一寸の虫に五寸釘

だから一言余計なんだって・・・

『ダーウィンの悪夢』

2007-01-05 | キネマ
『ダーウィンの悪夢』を観て来ました。

ビクトリア湖畔にあるタンザニア第二の都市ムワンベは、ナイルパーチという白身魚の加工業(切り身が冷凍食材としてヨーロッパや日本にむけ大型ジェット輸送機で輸出されている)で栄えている。しかし、ナイルパーチ自身は外来の肉食魚でビクトリア湖の生態系を破壊しているとともに、食品加工業自体も飢餓・貧困・HIV感染のまん延・武力紛争の続発といったアフリカのかかえる問題を解決する糸口になっていない、というような問題提起のドキュメンタリーです。


事前にダーウィンの悪夢についてのいろいろ経由で反対意見なども見たのですが、結論から言うと、タンザニアの抱える問題、または所得・賃金水準の格差をベースにした産業のもたらす地域経済へのゆがみの一つの例として提示したということには意味はあると思うのですが、それがタンザニア政府とかナイルパーチをすべての問題の元凶にしてしまうスタンスには疑問が残ります。

監督は、最終的にはナイルパ-チを空輸する飛行機が、ヨーロッパからの荷として武器弾薬を密輸しているのではというところに焦点をあてているのですが、かなり誘導的なインタビューをしても、そこまでは解明できていません。
確かにムワンベの空港のチェックはいい加減そうなのですが、武器弾薬を運んだとしてそこからの輸送ルートはどうなのか、とか、ヨーロッパからの途中でアンゴラなどで荷おろししているとしても、それはアフリカ(とヨーロッパ)の問題であってタンザニアやナイルパーチの問題ではないはずです(映画でとりあげられているストリート・チルドレンを水産加工場が雇えば、今度は児童労働と言われるでしょうし・・・)。
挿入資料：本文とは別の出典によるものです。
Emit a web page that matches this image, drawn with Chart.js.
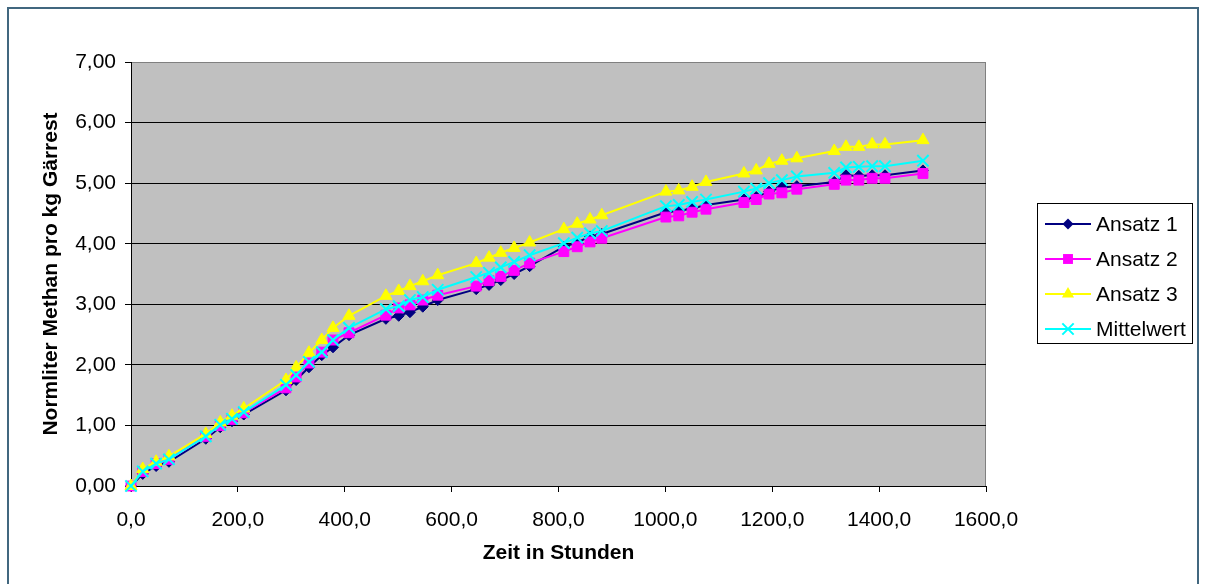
<!DOCTYPE html>
<html>
<head>
<meta charset="utf-8">
<script src="https://cdn.jsdelivr.net/npm/chart.js@4.4.1/dist/chart.umd.min.js"></script>
<style>
html, body { margin: 0; padding: 0; background: #fff; }
#wrap { position: relative; width: 1208px; height: 584px; overflow: hidden; }
#frame { position: absolute; left: 7px; top: 7px; width: 1188px; height: 600px; border: 2px solid #41677f; }
canvas { position: absolute; left: 0; top: 0; }
</style>
</head>
<body>
<div id="wrap">
  <div id="frame"></div>
  <canvas id="methanChart" width="1208" height="584"></canvas>
</div>
<script>
// Zeit in Stunden
const hours = [0, 22, 47, 71, 140, 167, 189, 211,
  290, 309, 333, 357, 378, 408,
  477, 501, 522, 546, 574,
  646, 670, 692, 717, 746,
  810, 835, 859, 881,
  1001, 1025, 1050, 1076,
  1147, 1170, 1194, 1218, 1246,
  1316, 1338, 1362, 1387, 1411, 1482];

const ansatz1 = [0, 0.20, 0.33, 0.40, 0.78, 0.97, 1.07, 1.18,
  1.58, 1.75, 1.96, 2.16, 2.29, 2.49,
  2.76, 2.81, 2.87, 2.96, 3.07,
  3.25, 3.32, 3.40, 3.50, 3.63,
  3.95, 4.02, 4.12, 4.16,
  4.52, 4.54, 4.58, 4.64,
  4.73, 4.77, 4.86, 4.93, 4.95,
  5.02, 5.13, 5.12, 5.13, 5.13, 5.21];

const ansatz2 = [0, 0.24, 0.37, 0.44, 0.82, 1.00, 1.10, 1.21,
  1.62, 1.80, 2.03, 2.21, 2.41, 2.53,
  2.82, 2.94, 2.99, 3.07, 3.15,
  3.30, 3.39, 3.46, 3.56, 3.68,
  3.87, 3.95, 4.03, 4.09,
  4.44, 4.46, 4.52, 4.57,
  4.68, 4.73, 4.82, 4.84, 4.90,
  4.98, 5.05, 5.05, 5.08, 5.08, 5.16];

const ansatz3 = [0, 0.28, 0.40, 0.49, 0.86, 1.05, 1.16, 1.28,
  1.75, 1.96, 2.20, 2.41, 2.61, 2.81,
  3.14, 3.22, 3.30, 3.38, 3.48,
  3.68, 3.77, 3.85, 3.93, 4.02,
  4.24, 4.33, 4.40, 4.47,
  4.86, 4.88, 4.94, 5.02,
  5.16, 5.21, 5.32, 5.37, 5.41,
  5.53, 5.60, 5.60, 5.64, 5.64, 5.71];

const mittelwert = [0, 0.24, 0.37, 0.44, 0.82, 1.01, 1.11, 1.22,
  1.67, 1.83, 2.05, 2.21, 2.41, 2.61,
  2.92, 2.97, 3.07, 3.12, 3.24,
  3.45, 3.52, 3.61, 3.70, 3.81,
  4.01, 4.10, 4.17, 4.21,
  4.62, 4.64, 4.69, 4.73,
  4.86, 4.91, 5.00, 5.05, 5.11,
  5.17, 5.26, 5.27, 5.28, 5.28, 5.37];

const xTickLabels = ['0,0', '200,0', '400,0', '600,0', '800,0', '1000,0', '1200,0', '1400,0', '1600,0'];
const yTickLabels = ['0,00', '1,00', '2,00', '3,00', '4,00', '5,00', '6,00', '7,00'];

const FONT = "'Liberation Sans', Arial, sans-serif";

function toPoints(values) {
  return hours.map(function (h, i) { return { x: h, y: values[i] }; });
}

const series = [
  { label: 'Ansatz 1', values: ansatz1, color: '#000080', style: 'rectRot', radius: 5.5 },
  { label: 'Ansatz 2', values: ansatz2, color: '#ff00ff', style: 'rect', radius: 7 },
  { label: 'Ansatz 3', values: ansatz3, color: '#ffff00', style: 'triangle', radius: 7 },
  { label: 'Mittelwert', values: mittelwert, color: '#00ffff', style: 'crossRot', radius: 8 }
];

// grauer Plotbereich
const plotBackground = {
  id: 'plotBackground',
  beforeDraw: function (chart) {
    const a = chart.chartArea;
    const ctx = chart.ctx;
    ctx.save();
    ctx.fillStyle = '#c0c0c0';
    ctx.fillRect(a.left, a.top, a.right - a.left, a.bottom - a.top);
    ctx.strokeStyle = '#808080';
    ctx.lineWidth = 1;
    ctx.beginPath();
    ctx.moveTo(a.left, a.top + 0.5);
    ctx.lineTo(a.right - 0.5, a.top + 0.5);
    ctx.lineTo(a.right - 0.5, a.bottom);
    ctx.stroke();
    ctx.restore();
  }
};

function drawMarker(ctx, style, x, y, r, color) {
  ctx.fillStyle = color;
  ctx.strokeStyle = color;
  ctx.beginPath();
  if (style === 'rectRot') {
    ctx.moveTo(x, y - r); ctx.lineTo(x + r, y); ctx.lineTo(x, y + r); ctx.lineTo(x - r, y);
    ctx.closePath(); ctx.fill();
  } else if (style === 'rect') {
    const s = r * Math.SQRT1_2;
    ctx.rect(x - s, y - s, 2 * s, 2 * s); ctx.fill();
  } else if (style === 'triangle') {
    const h = r * 1.5, w = r * Math.sqrt(3) / 2;
    ctx.moveTo(x, y - r); ctx.lineTo(x + w, y + r / 2); ctx.lineTo(x - w, y + r / 2);
    ctx.closePath(); ctx.fill();
  } else {
    const d = r * Math.SQRT1_2;
    ctx.lineWidth = 2;
    ctx.moveTo(x - d, y - d); ctx.lineTo(x + d, y + d);
    ctx.moveTo(x + d, y - d); ctx.lineTo(x - d, y + d);
    ctx.stroke();
  }
}

// Legende im Excel-Stil mit Rahmen
const boxLegend = {
  id: 'boxLegend',
  afterDraw: function (chart) {
    const ctx = chart.ctx;
    const left = 1037, top = 203, width = 155, height = 140;
    ctx.save();
    ctx.fillStyle = '#fff';
    ctx.fillRect(left, top, width, height);
    ctx.strokeStyle = '#000';
    ctx.lineWidth = 1;
    ctx.strokeRect(left + 0.5, top + 0.5, width, height);
    series.forEach(function (s, i) {
      const y = top + 21 + i * 35;
      ctx.strokeStyle = s.color;
      ctx.lineWidth = 2;
      ctx.beginPath();
      ctx.moveTo(left + 8, y);
      ctx.lineTo(left + 54, y);
      ctx.stroke();
      drawMarker(ctx, s.style, left + 31, y, s.radius, s.color);
      ctx.fillStyle = '#000';
      ctx.font = '21px ' + FONT;
      ctx.textBaseline = 'middle';
      ctx.textAlign = 'left';
      ctx.fillText(s.label, left + 59, y + 1);
    });
    ctx.restore();
  }
};

const ctx = document.getElementById('methanChart').getContext('2d');
const methanChart = new Chart(ctx, {
  type: 'line',
  data: {
    datasets: series.map(function (s, i) {
      return {
        label: s.label,
        data: toPoints(s.values),
        borderColor: s.color,
        backgroundColor: s.color,
        borderWidth: 2,
        pointStyle: s.style,
        pointRadius: s.radius,
        pointBorderWidth: s.style === 'crossRot' ? 2 : 1,
        tension: 0,
        clip: false,
        order: 4 - i
      };
    })
  },
  options: {
    responsive: false,
    animation: false,
    layout: { padding: { left: 0, top: 62, right: 222, bottom: 0 } },
    plugins: {
      legend: { display: false },
      tooltip: { enabled: false }
    },
    scales: {
      x: {
        type: 'linear',
        min: 0,
        max: 1600,
        afterFit: function (scale) { scale.height = 98; },
        ticks: {
          stepSize: 200,
          padding: 16,
          color: '#000',
          font: { family: FONT, size: 21 },
          maxRotation: 0,
          callback: function (v, i) { return xTickLabels[i]; }
        },
        grid: { drawOnChartArea: false, drawTicks: true, tickLength: 6, tickColor: '#000' },
        border: { color: '#000', width: 1 },
        title: {
          display: true,
          text: 'Zeit in Stunden',
          color: '#000',
          font: { family: FONT, size: 21, weight: 'bold' },
          padding: { top: 0, bottom: 18 }
        }
      },
      y: {
        min: 0,
        max: 7,
        afterFit: function (scale) { scale.width = 131; },
        ticks: {
          stepSize: 1,
          padding: 9,
          color: '#000',
          font: { family: FONT, size: 21 },
          callback: function (v, i) { return yTickLabels[i]; }
        },
        grid: {
          color: function (c) { return c.tick && c.tick.value === 7 ? '#808080' : '#000'; },
          tickColor: '#000',
          tickLength: 6
        },
        border: { color: '#000', width: 1 },
        title: {
          display: true,
          text: 'Normliter Methan pro kg Gärrest',
          color: '#000',
          font: { family: FONT, size: 21, weight: 'bold' },
          padding: { top: 39, bottom: 0 }
        }
      }
    }
  },
  plugins: [plotBackground, boxLegend]
});
</script>
</body>
</html>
ナイルパーチ自体は地元に数千人の雇用をもたらしているわけですし、水産加工業者が放流した訳でもなく固有の生態系を破壊したのは結果であって、水産業がなければ生態系もムワンベの経済ももっと悲惨な結果になっていたはずです。


インタビューのカットを思わせぶりにつないだ編集もけれんが目立ってかえって説得力を弱めてしまっています。

あまり知られていない事象についての問題提起としては(特にアフリカの事情が伝わってきにくい日本においては)意味があると思うのですが、それ以上の作品ではないように思いました。



もっとも、所得格差を利用した「グローバル経済」下の企業活動が、規制の緩い開発途上国での環境破壊や独裁政権への資金供給による人権抑圧に荷担するという問題は意識しなければなりません。

ただ、魚を冷凍加工して空輸してもペイするという理由(よほどの低賃金and/or高い市場価格?)は今ひとつ実感がわかないのですが、映画に出てくるロシア人の輸送機クルーを見るとパイロットという職種自体がコモディティ化(長距離トラックの運転手類似の生活をしている)しており、多分この荷をヨーロッパで積み降ろしして食卓に届くまで沢山の低賃金外国人(当該国にとって、また日本においては非正規雇用の)労働力に依存しているであろうことを思うと、構造的にはアフリカだけの問題ではないのかもしれません。

逆にそこまで各国の経済に組み込まれているメカニズムが果たして「問題」なのか、という疑問すら湧いてしまいます。


うがった見方をすれば監督は「悲惨なアフリカを救う正義感に溢れた白人」という立ち位置に立っていて、本作を絶賛する人にも同様のナイーブさを感じてしまいます。


似たような問題は日本企業が進出している中国における製造業とか、マクドナルドで出る紙製のトレーを製造しているジャマイカ(数年前はそうでした)などでも起きています。
先日Dellでパソコンを買ったところ、(発信元は本社のある川崎なのですが)明らかに大連あたりにあるコールセンターから転送しているとおぼしき中国語訛りで注文の確認の電話がかかってきました。

否応なく私達はそういうメカニズムの中に組み込まれています。

そういう世の中で、企業として、また個人としてどうあるべきなのかを「タンザニアに生まれなくて良かった」などと楽にならずに、常に考えることが大事なのでしょう。


その意味では、いいきっかけの映画ではあります。